● Given material:
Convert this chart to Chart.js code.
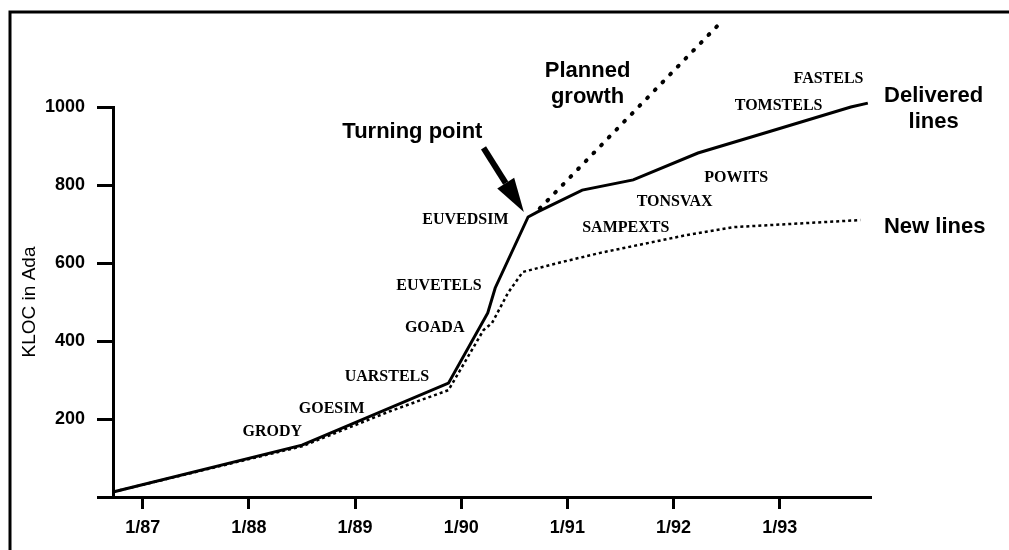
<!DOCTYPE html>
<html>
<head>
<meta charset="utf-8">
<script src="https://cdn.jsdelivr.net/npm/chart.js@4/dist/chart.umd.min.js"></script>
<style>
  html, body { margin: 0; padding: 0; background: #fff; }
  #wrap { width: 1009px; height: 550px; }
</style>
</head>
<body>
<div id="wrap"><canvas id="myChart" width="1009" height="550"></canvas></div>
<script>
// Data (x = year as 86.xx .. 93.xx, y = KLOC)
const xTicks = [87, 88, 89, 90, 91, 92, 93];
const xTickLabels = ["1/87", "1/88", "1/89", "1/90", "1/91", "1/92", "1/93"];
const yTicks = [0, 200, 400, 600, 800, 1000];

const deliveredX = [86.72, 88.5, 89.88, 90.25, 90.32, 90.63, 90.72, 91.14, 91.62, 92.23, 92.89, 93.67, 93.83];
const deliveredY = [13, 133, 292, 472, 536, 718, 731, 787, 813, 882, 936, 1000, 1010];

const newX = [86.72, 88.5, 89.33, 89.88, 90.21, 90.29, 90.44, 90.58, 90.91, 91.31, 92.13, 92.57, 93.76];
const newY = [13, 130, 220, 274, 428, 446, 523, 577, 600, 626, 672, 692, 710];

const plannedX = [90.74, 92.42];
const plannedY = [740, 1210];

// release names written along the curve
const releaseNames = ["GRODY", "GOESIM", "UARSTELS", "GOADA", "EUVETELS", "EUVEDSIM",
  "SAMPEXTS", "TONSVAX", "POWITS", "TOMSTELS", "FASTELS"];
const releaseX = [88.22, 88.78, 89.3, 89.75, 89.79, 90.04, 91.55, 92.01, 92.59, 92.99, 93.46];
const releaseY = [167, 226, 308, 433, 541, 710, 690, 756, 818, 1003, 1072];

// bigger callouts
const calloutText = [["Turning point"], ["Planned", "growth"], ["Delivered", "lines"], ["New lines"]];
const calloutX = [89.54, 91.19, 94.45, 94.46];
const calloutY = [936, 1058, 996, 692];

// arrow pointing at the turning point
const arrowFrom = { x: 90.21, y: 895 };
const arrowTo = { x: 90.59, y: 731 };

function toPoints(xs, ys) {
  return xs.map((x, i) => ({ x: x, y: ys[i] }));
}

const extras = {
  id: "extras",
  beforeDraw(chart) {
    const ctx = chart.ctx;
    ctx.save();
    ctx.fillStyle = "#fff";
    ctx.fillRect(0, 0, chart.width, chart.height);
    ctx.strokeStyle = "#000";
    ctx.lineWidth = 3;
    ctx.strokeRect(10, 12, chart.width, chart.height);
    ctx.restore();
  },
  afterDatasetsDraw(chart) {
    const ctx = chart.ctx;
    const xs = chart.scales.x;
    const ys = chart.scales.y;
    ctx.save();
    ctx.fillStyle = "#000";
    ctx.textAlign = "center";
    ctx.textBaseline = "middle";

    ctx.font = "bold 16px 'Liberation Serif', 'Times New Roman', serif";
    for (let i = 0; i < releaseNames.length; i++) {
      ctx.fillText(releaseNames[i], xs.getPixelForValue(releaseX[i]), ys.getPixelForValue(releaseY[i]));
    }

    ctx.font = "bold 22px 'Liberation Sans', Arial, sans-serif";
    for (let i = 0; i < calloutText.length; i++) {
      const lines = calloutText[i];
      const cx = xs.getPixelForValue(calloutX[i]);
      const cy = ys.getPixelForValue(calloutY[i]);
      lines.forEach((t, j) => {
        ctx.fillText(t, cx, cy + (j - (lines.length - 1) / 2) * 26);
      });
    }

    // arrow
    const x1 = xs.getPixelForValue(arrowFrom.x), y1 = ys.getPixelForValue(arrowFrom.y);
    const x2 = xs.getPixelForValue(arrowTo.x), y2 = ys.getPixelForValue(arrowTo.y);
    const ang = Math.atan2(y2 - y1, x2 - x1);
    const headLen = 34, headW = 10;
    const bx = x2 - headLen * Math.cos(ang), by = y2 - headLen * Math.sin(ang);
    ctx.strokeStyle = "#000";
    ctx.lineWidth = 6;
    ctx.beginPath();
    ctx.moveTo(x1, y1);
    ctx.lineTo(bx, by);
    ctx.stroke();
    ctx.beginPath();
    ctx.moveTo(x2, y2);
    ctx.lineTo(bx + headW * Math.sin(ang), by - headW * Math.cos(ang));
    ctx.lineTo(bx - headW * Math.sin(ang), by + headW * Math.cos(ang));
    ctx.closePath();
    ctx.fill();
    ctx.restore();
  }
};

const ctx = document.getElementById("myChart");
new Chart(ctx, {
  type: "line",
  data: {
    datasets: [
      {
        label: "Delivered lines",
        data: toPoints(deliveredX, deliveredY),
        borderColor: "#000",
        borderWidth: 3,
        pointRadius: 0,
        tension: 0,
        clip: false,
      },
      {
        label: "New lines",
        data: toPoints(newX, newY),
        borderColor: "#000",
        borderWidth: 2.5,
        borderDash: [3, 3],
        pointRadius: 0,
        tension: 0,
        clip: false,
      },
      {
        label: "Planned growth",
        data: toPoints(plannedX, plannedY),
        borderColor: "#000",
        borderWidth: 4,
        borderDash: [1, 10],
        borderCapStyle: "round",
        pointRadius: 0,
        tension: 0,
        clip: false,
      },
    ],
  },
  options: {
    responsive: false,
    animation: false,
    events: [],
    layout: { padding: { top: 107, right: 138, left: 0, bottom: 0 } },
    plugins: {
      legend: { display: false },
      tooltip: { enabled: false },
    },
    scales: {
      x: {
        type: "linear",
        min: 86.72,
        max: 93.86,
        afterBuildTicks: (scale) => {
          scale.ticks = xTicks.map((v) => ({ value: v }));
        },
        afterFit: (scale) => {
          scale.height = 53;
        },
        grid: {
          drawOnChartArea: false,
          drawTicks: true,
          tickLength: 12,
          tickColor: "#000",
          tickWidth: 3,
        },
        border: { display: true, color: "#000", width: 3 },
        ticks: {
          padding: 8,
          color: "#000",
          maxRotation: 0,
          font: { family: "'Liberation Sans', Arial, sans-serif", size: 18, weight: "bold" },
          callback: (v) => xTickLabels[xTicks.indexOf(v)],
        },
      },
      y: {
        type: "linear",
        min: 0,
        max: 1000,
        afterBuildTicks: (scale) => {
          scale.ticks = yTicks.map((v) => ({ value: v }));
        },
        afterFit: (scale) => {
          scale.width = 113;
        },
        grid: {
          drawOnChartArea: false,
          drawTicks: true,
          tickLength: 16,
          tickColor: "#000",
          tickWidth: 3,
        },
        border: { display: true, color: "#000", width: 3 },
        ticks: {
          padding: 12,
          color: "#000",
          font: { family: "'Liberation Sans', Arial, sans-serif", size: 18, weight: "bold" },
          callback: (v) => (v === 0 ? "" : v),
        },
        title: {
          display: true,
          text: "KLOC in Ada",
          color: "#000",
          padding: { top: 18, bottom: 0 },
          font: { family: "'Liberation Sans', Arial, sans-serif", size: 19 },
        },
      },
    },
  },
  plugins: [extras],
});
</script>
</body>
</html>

● Exercise goal: Exactly as written, return every line of the listing, but not the pictures.

● Worked solution:
Convert this chart to Chart.js code.
<!DOCTYPE html>
<html>
<head>
<meta charset="utf-8">
<script src="https://cdn.jsdelivr.net/npm/chart.js@4/dist/chart.umd.min.js"></script>
<style>
  html, body { margin: 0; padding: 0; background: #fff; }
  #wrap { width: 1009px; height: 550px; }
</style>
</head>
<body>
<div id="wrap"><canvas id="myChart" width="1009" height="550"></canvas></div>
<script>
// Data (x = year as 86.xx .. 93.xx, y = KLOC)
const xTicks = [87, 88, 89, 90, 91, 92, 93];
const xTickLabels = ["1/87", "1/88", "1/89", "1/90", "1/91", "1/92", "1/93"];
const yTicks = [0, 200, 400, 600, 800, 1000];

const deliveredX = [86.72, 88.5, 89.88, 90.25, 90.32, 90.63, 90.72, 91.14, 91.62, 92.23, 92.89, 93.67, 93.83];
const deliveredY = [13, 133, 292, 472, 536, 718, 731, 787, 813, 882, 936, 1000, 1010];

const newX = [86.72, 88.5, 89.33, 89.88, 90.21, 90.29, 90.44, 90.58, 90.91, 91.31, 92.13, 92.57, 93.76];
const newY = [13, 130, 220, 274, 428, 446, 523, 577, 600, 626, 672, 692, 710];

const plannedX = [90.74, 92.42];
const plannedY = [740, 1210];

// release names written along the curve
const releaseNames = ["GRODY", "GOESIM", "UARSTELS", "GOADA", "EUVETELS", "EUVEDSIM",
  "SAMPEXTS", "TONSVAX", "POWITS", "TOMSTELS", "FASTELS"];
const releaseX = [88.22, 88.78, 89.3, 89.75, 89.79, 90.04, 91.55, 92.01, 92.59, 92.99, 93.46];
const releaseY = [167, 226, 308, 433, 541, 710, 690, 756, 818, 1003, 1072];

// bigger callouts
const calloutText = [["Turning point"], ["Planned", "growth"], ["Delivered", "lines"], ["New lines"]];
const calloutX = [89.54, 91.19, 94.45, 94.46];
const calloutY = [936, 1058, 996, 692];

// arrow pointing at the turning point
const arrowFrom = { x: 90.21, y: 895 };
const arrowTo = { x: 90.59, y: 731 };

function toPoints(xs, ys) {
  return xs.map((x, i) => ({ x: x, y: ys[i] }));
}

const extras = {
  id: "extras",
  beforeDraw(chart) {
    const ctx = chart.ctx;
    ctx.save();
    ctx.fillStyle = "#fff";
    ctx.fillRect(0, 0, chart.width, chart.height);
    ctx.strokeStyle = "#000";
    ctx.lineWidth = 3;
    ctx.strokeRect(10, 12, chart.width, chart.height);
    ctx.restore();
  },
  afterDatasetsDraw(chart) {
    const ctx = chart.ctx;
    const xs = chart.scales.x;
    const ys = chart.scales.y;
    ctx.save();
    ctx.fillStyle = "#000";
    ctx.textAlign = "center";
    ctx.textBaseline = "middle";

    ctx.font = "bold 16px 'Liberation Serif', 'Times New Roman', serif";
    for (let i = 0; i < releaseNames.length; i++) {
      ctx.fillText(releaseNames[i], xs.getPixelForValue(releaseX[i]), ys.getPixelForValue(releaseY[i]));
    }

    ctx.font = "bold 22px 'Liberation Sans', Arial, sans-serif";
    for (let i = 0; i < calloutText.length; i++) {
      const lines = calloutText[i];
      const cx = xs.getPixelForValue(calloutX[i]);
      const cy = ys.getPixelForValue(calloutY[i]);
      lines.forEach((t, j) => {
        ctx.fillText(t, cx, cy + (j - (lines.length - 1) / 2) * 26);
      });
    }

    // arrow
    const x1 = xs.getPixelForValue(arrowFrom.x), y1 = ys.getPixelForValue(arrowFrom.y);
    const x2 = xs.getPixelForValue(arrowTo.x), y2 = ys.getPixelForValue(arrowTo.y);
    const ang = Math.atan2(y2 - y1, x2 - x1);
    const headLen = 34, headW = 10;
    const bx = x2 - headLen * Math.cos(ang), by = y2 - headLen * Math.sin(ang);
    ctx.strokeStyle = "#000";
    ctx.lineWidth = 6;
    ctx.beginPath();
    ctx.moveTo(x1, y1);
    ctx.lineTo(bx, by);
    ctx.stroke();
    ctx.beginPath();
    ctx.moveTo(x2, y2);
    ctx.lineTo(bx + headW * Math.sin(ang), by - headW * Math.cos(ang));
    ctx.lineTo(bx - headW * Math.sin(ang), by + headW * Math.cos(ang));
    ctx.closePath();
    ctx.fill();
    ctx.restore();
  }
};

const ctx = document.getElementById("myChart");
new Chart(ctx, {
  type: "line",
  data: {
    datasets: [
      {
        label: "Delivered lines",
        data: toPoints(deliveredX, deliveredY),
        borderColor: "#000",
        borderWidth: 3,
        pointRadius: 0,
        tension: 0,
        clip: false,
      },
      {
        label: "New lines",
        data: toPoints(newX, newY),
        borderColor: "#000",
        borderWidth: 2.5,
        borderDash: [3, 3],
        pointRadius: 0,
        tension: 0,
        clip: false,
      },
      {
        label: "Planned growth",
        data: toPoints(plannedX, plannedY),
        borderColor: "#000",
        borderWidth: 4,
        borderDash: [1, 10],
        borderCapStyle: "round",
        pointRadius: 0,
        tension: 0,
        clip: false,
      },
    ],
  },
  options: {
    responsive: false,
    animation: false,
    events: [],
    layout: { padding: { top: 107, right: 138, left: 0, bottom: 0 } },
    plugins: {
      legend: { display: false },
      tooltip: { enabled: false },
    },
    scales: {
      x: {
        type: "linear",
        min: 86.72,
        max: 93.86,
        afterBuildTicks: (scale) => {
          scale.ticks = xTicks.map((v) => ({ value: v }));
        },
        afterFit: (scale) => {
          scale.height = 53;
        },
        grid: {
          drawOnChartArea: false,
          drawTicks: true,
          tickLength: 12,
          tickColor: "#000",
          tickWidth: 3,
        },
        border: { display: true, color: "#000", width: 3 },
        ticks: {
          padding: 8,
          color: "#000",
          maxRotation: 0,
          font: { family: "'Liberation Sans', Arial, sans-serif", size: 18, weight: "bold" },
          callback: (v) => xTickLabels[xTicks.indexOf(v)],
        },
      },
      y: {
        type: "linear",
        min: 0,
        max: 1000,
        afterBuildTicks: (scale) => {
          scale.ticks = yTicks.map((v) => ({ value: v }));
        },
        afterFit: (scale) => {
          scale.width = 113;
        },
        grid: {
          drawOnChartArea: false,
          drawTicks: true,
          tickLength: 16,
          tickColor: "#000",
          tickWidth: 3,
        },
        border: { display: true, color: "#000", width: 3 },
        ticks: {
          padding: 12,
          color: "#000",
          font: { family: "'Liberation Sans', Arial, sans-serif", size: 18, weight: "bold" },
          callback: (v) => (v === 0 ? "" : v),
        },
        title: {
          display: true,
          text: "KLOC in Ada",
          color: "#000",
          padding: { top: 18, bottom: 0 },
          font: { family: "'Liberation Sans', Arial, sans-serif", size: 19 },
        },
      },
    },
  },
  plugins: [extras],
});
</script>
</body>
</html>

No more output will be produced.